Twist of Fate
Let me start off saying that in 99% of cases I’m against the death penalty. It’s final and offers no way to undo it, and I’m also vengeful enough that I’d want a guilty person to spend years suffering for their crime. You’d think that I’d have enjoyed Mary Jo Putney’s latest release, in which views about the death penalty are discussed at length. Unfortunately, more often than not I felt like I was being lectured to, and that left me annoyed. Add to the mix too little romance and too many half-developed plots, and you have a recipe I’m not ready to try again.
Val Covington, a successful corporate lawyer who’d made partner in her swanky Baltimore firm by the age of 33, thought her life complete – until her Hollywood friend Rainey called. Val had helped Rainey adapt a book into a movie, and as the movie was a financial success, Val’s now come into a rather nice sum of money. Her friends urge her to follow her heart, so Val decides to give up corporate law because what she wants “to practice isn’t law, but justice.” So she purchases a remodeled church and starts her own practice. Her first case is for her paralegal/secretary Kendra.
Seventeen years earlier Kendra’s boyfriend, Daniel Monroe, was convicted and sentenced to death for the brutal murder of a young cop. Kendra swears Daniel’s innocent and was with her at the time of the murder. She agrees to work for Val, if Val will try at the eleventh hour to clear Daniel’s name.
Into the mix add Val’s new landlord, Rob Smith. Rob is an anti-death penalty advocate. His little brother was the “Avenging Angel,” an environmental terrorist – a man who set fires to coastal resorts killing four and injuring several others. Rob turned his brother in to the FBI with the understanding they wouldn’t ask for the death penalty, only his brother killed people in Texas and that state wouldn’t honor the agreement. Rob’s brother’s execution haunts him; he sees possibly helping to free Daniel as a chance to make up for turning his brother in.
Let’s start with Rob. When the story opens he is, as my mother would say, on the pity pot. He lives in perpetual guilt and drastically altered his lifestyle after his brother’s execution. He gave up his high-paying computer industry job in California, moved home to Baltimore, and started doing construction and graffiti clean-up jobs. The implication being that had he known the Texas prosecutors were going to pursue the death penalty, he would never have turned in his brother – despite the fact that his brother killed four people and would have continued to set firebombs.
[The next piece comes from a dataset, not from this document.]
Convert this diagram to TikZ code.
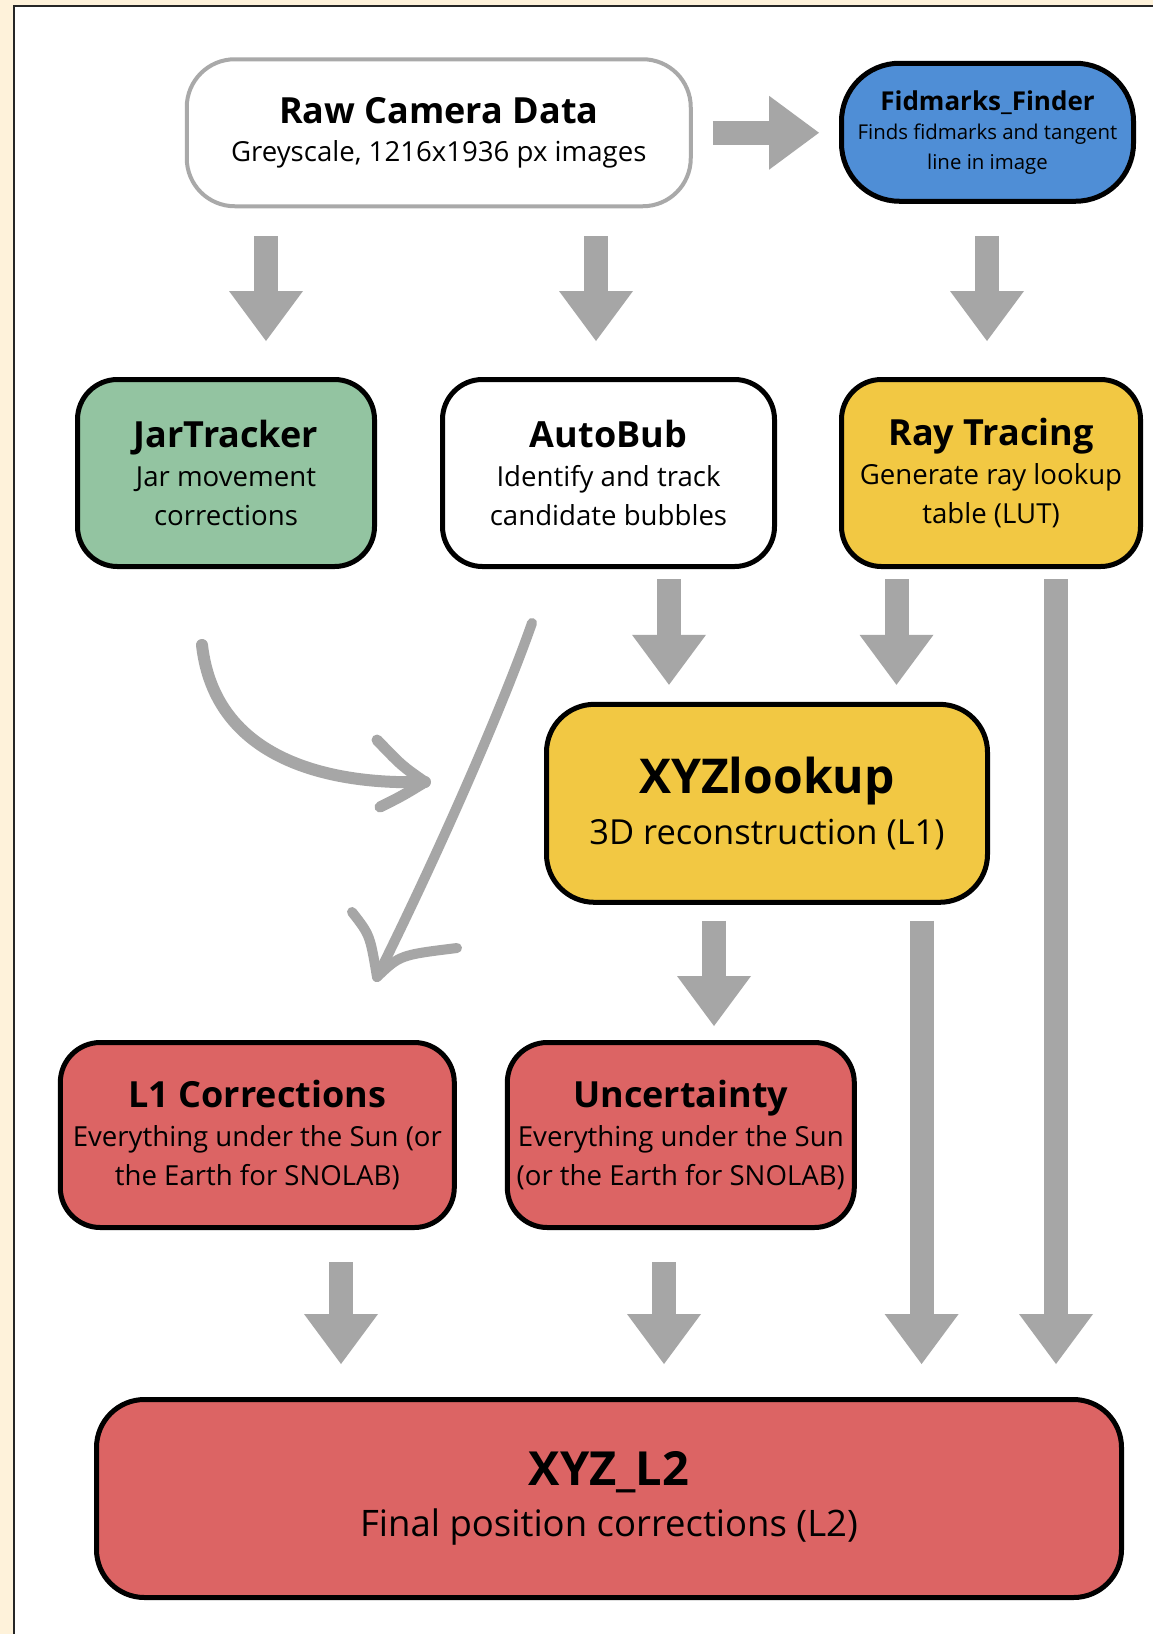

What’s heroic about a man who’d rather ignore the deaths of strangers just so he wouldn’t have to deal with the guilt of his brother’s death? As he works on the investigation, fortunately, he begins to get back into the business of living, but liking Rob was very difficult.
Then there’s Val. This is supposed to be her story, but she’s the least interesting character. An overachiever, she’s trying to live up the expectations of her absentee lawyer father when she really wants to give in to the free-spiritedness she inherited from her mother. Her only unique feature is her unruly red hair; she’s otherwise straight out of romance novel central casting and merely a vehicle to convey Rob, Kendra, and Daniel’s stories.
Kendra was a much more interesting character and the story about Daniel and her is far more interesting than the romance between Rob and Val. Kendra was an unwed mother when the father of her child was arrested for a crime he didn’t commit. Despite the fact she was Daniel’s alibi, she’s been labeled a liar. She moved beyond that, got her education, became a paralegal, and raised their son to be an upstanding man. Most importantly – she never gave up on Daniel or her love for him. It’s her strength and belief that drives everyone in this story.
While this could have been an interesting and powerful story, Putney bungles it when her characters break into lecture mode. In stilted and unnatural dialogue they relate facts about the death penalty and preach against it. Those who are pushing for the execution are portrayed as caricatures who are too dumb or corrupt or emotional to see the truth right under their noses. It’s clear to the reader that Daniel is innocent, but Putney lacks all subtlety in stacking the deck against the legal system that has him on death row. The real crime is that Putney, so often brilliant in her characterizations and ability to tell a story, is so heavy-handed that it’s almost an insult to a readers’ intelligence.
There’s a strong “ripped from the headlines” vibe to this book; Rob’s story has “Unabomber” written all over it, and an author’s note indicates Daniel’s story is also based on a true story. This may be successful elsewhere, but with the exception of Kendra, little succeeds in this book. There is little romance in the book, and the occasional intimate scenes between speeches didn’t prove the hero and heroine were in love. The final straw was the over-the-top climax.
I love Mary Jo Putney’s historicals, but after suffering through Twist of Fate I think I’m going to give up on her contemporaries.